Research and Development

The SunShot Initiative supports the development of novel CSP technologies that will help to lower cost, increase efficiency, and provide more reliable performance when compared to current technologies. These projects demonstrate new concepts in the collector, receiver, thermal storage, heat transfer fluids, and power cycle subsystems, as well as technologies that will lower operations and management costs. The SunShot CSP program is most interested in transformative concepts with the potential to break through existing performance barriers, such as efficiency and temperature limitations.

Awards

DOE provides funding through competitive awards to industry, national laboratories, and universities with the shared goal of making large-scale dispatchable solar energy systems cost competitive without subsidies by 2020. You can find a full list of SunShot CSP competitive awards prior to May 2014 in the SunShot Initiative Portfolio Book.
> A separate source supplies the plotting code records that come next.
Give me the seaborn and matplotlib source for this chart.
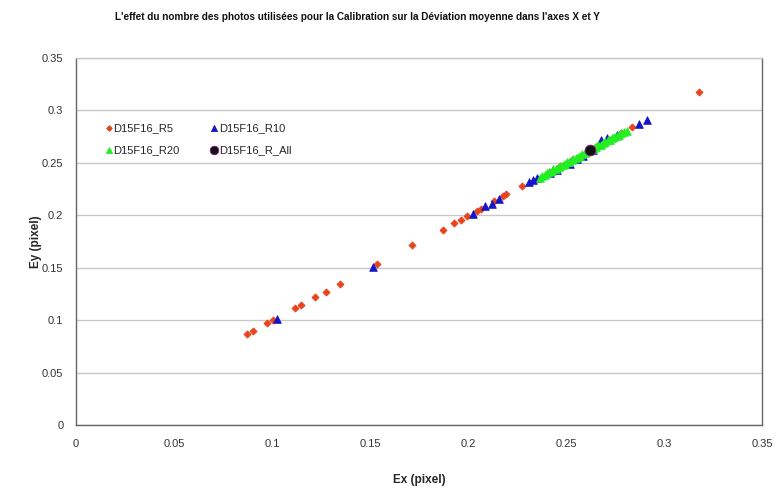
import matplotlib
matplotlib.use("Agg")
import matplotlib.pyplot as plt
import seaborn as sns
import pandas as pd

sns.set_style("white")
plt.rcParams['font.family'] = ['Liberation Sans', 'DejaVu Sans']

# ---- data ----
r5_x = [0.0874, 0.0901, 0.0976, 0.1003, 0.1116, 0.1146, 0.1221, 0.1276, 0.1347,
        0.1537, 0.1714, 0.1871, 0.1929, 0.1963, 0.1993, 0.2047, 0.2065, 0.2133,
        0.2180, 0.2194, 0.2276, 0.2410, 0.2470, 0.2530, 0.2600, 0.2660, 0.2720,
        0.2780, 0.2837, 0.3177]
r5_y = [0.0870, 0.0892, 0.0974, 0.1000, 0.1114, 0.1140, 0.1216, 0.1273, 0.1343,
        0.1540, 0.1717, 0.1863, 0.1927, 0.1959, 0.1990, 0.2041, 0.2060, 0.2136,
        0.2180, 0.2200, 0.2280, 0.2405, 0.2468, 0.2532, 0.2598, 0.2662, 0.2722,
        0.2783, 0.2845, 0.3171]

r10_x = [0.1024, 0.1514, 0.2027, 0.2088, 0.2122, 0.2157, 0.2313, 0.2330, 0.2350,
         0.2418, 0.2452, 0.2520, 0.2558, 0.2588, 0.2640, 0.2680, 0.2707, 0.2758,
         0.2874, 0.2912]
r10_y = [0.1012, 0.1508, 0.2016, 0.2092, 0.2111, 0.2155, 0.2318, 0.2333, 0.2352,
         0.2403, 0.2435, 0.2486, 0.2536, 0.2562, 0.2625, 0.2714, 0.2735, 0.2765,
         0.2867, 0.2911]

r20_x = [0.2367, 0.2380, 0.2392, 0.2401, 0.2415, 0.2428, 0.2436, 0.2449, 0.2462,
         0.2470, 0.2483, 0.2495, 0.2504, 0.2516, 0.2529, 0.2537, 0.2550, 0.2561,
         0.2572, 0.2583, 0.2595, 0.2603, 0.2618, 0.2632, 0.2641, 0.2655, 0.2664,
         0.2677, 0.2688, 0.2699, 0.2712, 0.2724, 0.2733, 0.2746, 0.2758, 0.2770,
         0.2781, 0.2795, 0.2810]
r20_y = [0.2359, 0.2376, 0.2384, 0.2399, 0.2410, 0.2421, 0.2438, 0.2444, 0.2458,
         0.2473, 0.2480, 0.2492, 0.2507, 0.2512, 0.2525, 0.2540, 0.2546, 0.2560,
         0.2568, 0.2585, 0.2591, 0.2606, 0.2614, 0.2630, 0.2644, 0.2651, 0.2668,
         0.2674, 0.2690, 0.2697, 0.2715, 0.2721, 0.2737, 0.2743, 0.2760, 0.2768,
         0.2784, 0.2792, 0.2803]

rall_x = [0.2622]
rall_y = [0.2626]

labels = ["D15F16_R5", "D15F16_R10", "D15F16_R20", "D15F16_R_All"]

x_ticks = [0, 0.05, 0.1, 0.15, 0.2, 0.25, 0.3, 0.35]
x_tick_labels = ["0", "0.05", "0.1", "0.15", "0.2", "0.25", "0.3", "0.35"]
y_ticks = [0, 0.05, 0.1, 0.15, 0.2, 0.25, 0.3, 0.35]
y_tick_labels = ["0", "0.05", "0.1", "0.15", "0.2", "0.25", "0.3", "0.35"]

title = "L'effet du nombre des photos utilisées pour la Calibration sur la Déviation moyenne dans l'axes X et Y"

# ---- figure ----
fig = plt.figure(figsize=(7.78, 4.93), dpi=100)
ax = fig.add_axes([76/778, 1 - 425/493, (762 - 76)/778, (425 - 58)/493])

series = [
    (r5_x, r5_y, labels[0], "D", "#e8441c", "#e8441c", 13),
    (r10_x, r10_y, labels[1], "^", "#1414c8", "#1414c8", 30),
    (r20_x, r20_y, labels[2], "^", "#22ee22", "#22ee22", 30),
    (rall_x, rall_y, labels[3], "o", "#111111", "#8a1a8a", 60),
]
for xs, ys, lab, mk, fc, ec, s in series:
    df = pd.DataFrame({"x": xs, "y": ys})
    sns.scatterplot(data=df, x="x", y="y", ax=ax, marker=mk, color=fc,
                    edgecolor=ec, linewidth=0.6, s=s, label=lab, zorder=3)

ax.set_xlim(0, 0.35)
ax.set_ylim(0, 0.35)
ax.set_xticks(x_ticks)
ax.set_xticklabels(x_tick_labels)
ax.set_yticks(y_ticks)
ax.set_yticklabels(y_tick_labels)
ax.tick_params(axis="both", direction="out", length=4, width=0.8,
               colors="#555555", labelcolor="#333333", labelsize=8)
ax.tick_params(axis="y", pad=5)
ax.tick_params(axis="x", pad=6)
ax.yaxis.grid(True, color="#c8c8c8", linewidth=1)
ax.xaxis.grid(False)
ax.set_axisbelow(True)
for side in ["left", "bottom", "right"]:
    ax.spines[side].set_color("#666666")
    ax.spines[side].set_linewidth(1)
ax.spines["top"].set_color("#c8c8c8")
ax.spines["top"].set_linewidth(1)

ax.set_xlabel("Ex (pixel)", fontsize=8.5, fontweight="bold", labelpad=18)
ax.set_ylabel("Ey (pixel)", fontsize=8.5, fontweight="bold", labelpad=0)

fig.text(357/778, 1 - 17/493, title, ha="center", va="center",
         fontsize=7.2, fontweight="bold", color="#111111")

handles, labs = ax.get_legend_handles_labels()
order = [0, 2, 1, 3]
leg = ax.legend([handles[i] for i in order], [labs[i] for i in order],
                loc="upper left", bbox_to_anchor=(0.032, 0.835), ncol=2,
                frameon=False, fontsize=8, handletextpad=-0.2, handlelength=1.2,
                columnspacing=2.5, labelspacing=1.1, markerscale=0.8,
                borderaxespad=0)

fig.savefig("out.png", dpi=100, facecolor="white")
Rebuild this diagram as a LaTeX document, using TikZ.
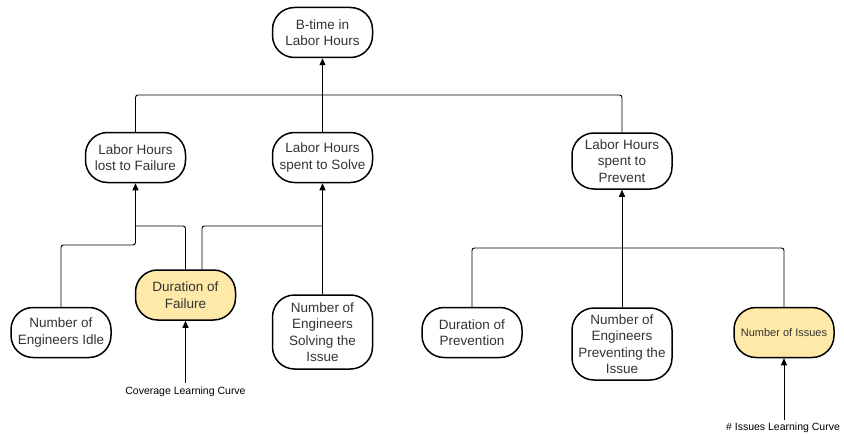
\documentclass[tikz,border=0pt]{standalone}
\usepackage{fontspec}
\setmainfont{Liberation Sans}
\usetikzlibrary{arrows.meta}
\definecolor{boxyellow}{HTML}{FFE9A8}
\definecolor{boxtext}{HTML}{333333}
\tikzset{
  var/.style={draw=black,line width=1.5pt,rounded corners=22pt,minimum width=100pt,
    minimum height=50pt,align=center,text=boxtext,inner sep=2pt,
    font=\fontsize{13.5}{16.5}\selectfont},
  key/.style={var,fill=boxyellow},
  curve/.style={font=\fontsize{10.5}{12}\selectfont,text=black,inner sep=1pt},
  link/.style={line width=0.9pt,rounded corners=2.5pt},
  feed/.style={link,-{Triangle[length=7pt,width=6pt]}}
}
\begin{document}
\begin{tikzpicture}[x=1pt,y=-1pt]
  \useasboundingbox (0,0) rectangle (844,436);
  % top
  \node[var] (btime) at (322.5,32.5) {B-time in\\Labor Hours};
  % middle row
  \node[var] (lost) at (135.5,157.5) {Labor Hours\\lost to Failure};
  \node[var] (solve) at (322.5,157.5) {Labor Hours\\spent to Solve};
  \node[var,minimum height=56pt] (prevent) at (622,161) {Labor Hours\\spent to\\Prevent};
  % bottom row
  \node[var] (idle) at (61,332.5) {Number of\\Engineers Idle};
  \node[key] (durfail) at (185.5,295) {Duration of\\Failure};
  \node[var,minimum height=74pt] (nsolve) at (322.5,332) {Number of\\Engineers\\Solving the\\Issue};
  \node[var] (durprev) at (472,332.5) {Duration of\\Prevention};
  \node[var,minimum height=72pt] (nprev) at (622,344) {Number of\\Engineers\\Preventing the\\Issue};
  \node[key,font=\fontsize{11}{13}\selectfont] (nissues) at (784,332.5) {Number of Issues};
  % learning curves
  \node[curve] (covcurve) at (185.5,391.5) {Coverage Learning Curve};
  \node[curve] (isscurve) at (783,428) {\# Issues Learning Curve};

  % junctions
  \coordinate (topbar) at (0,95);
  \coordinate (failbar) at (0,226);
  \coordinate (idlebar) at (0,245);
  \coordinate (prevbar) at (0,248);

  % connectors
  \draw[feed] (solve.north) -- (btime.south);
  \draw[link] (lost.north) |- (topbar -| prevent.north) -- (prevent.north);
  \draw[feed] (idle.north) |- (idlebar -| lost.south) -- (lost.south);
  \draw[link] (durfail.north) |- (failbar -| lost.south);
  \draw[link] ([xshift=16.5pt]durfail.north) |- (failbar -| solve.south);
  \draw[feed] (nsolve.north) -- (solve.south);
  \draw[link] (durprev.north) |- (prevbar -| nprev.north);
  \draw[link] (nissues.north) |- (prevbar -| nprev.north);
  \draw[feed] (nprev.north) -- (prevent.south);
  \draw[feed] (covcurve.north) ++(0,-2) -- (durfail.south);
  \draw[feed] (isscurve.north) ++(1,-2) -- (nissues.south);
\end{tikzpicture}
\end{document}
Concentrating Solar Power 101

CSP technologies use mirrors to reflect and concentrate sunlight onto receivers that collect solar energy and convert it to heat. Thermal energy can then be used to produce electricity via a turbine or heat engine driving a generator. Because CSP technologies collect solar energy and convert it to thermal energy that power a generator and be stored, they can be used either as a flexible provider of electricity, such as a natural gas “peaker” plant, or as a baseload source of electricity similar to a traditional nuclear or coal plant. CSP can also be deployed as fossil-fuel backup/hybridization that allows existing fossil fuel projects to run cleaner while operating at the same or lower cost. In the U.S. alone, between 11 and 21 gigawatts of CSP could be built and integrated into existing fossil fuel plants in the United States to reduce their carbon emissions – that’s enough electricity to power to between 3 million and 6 million homes.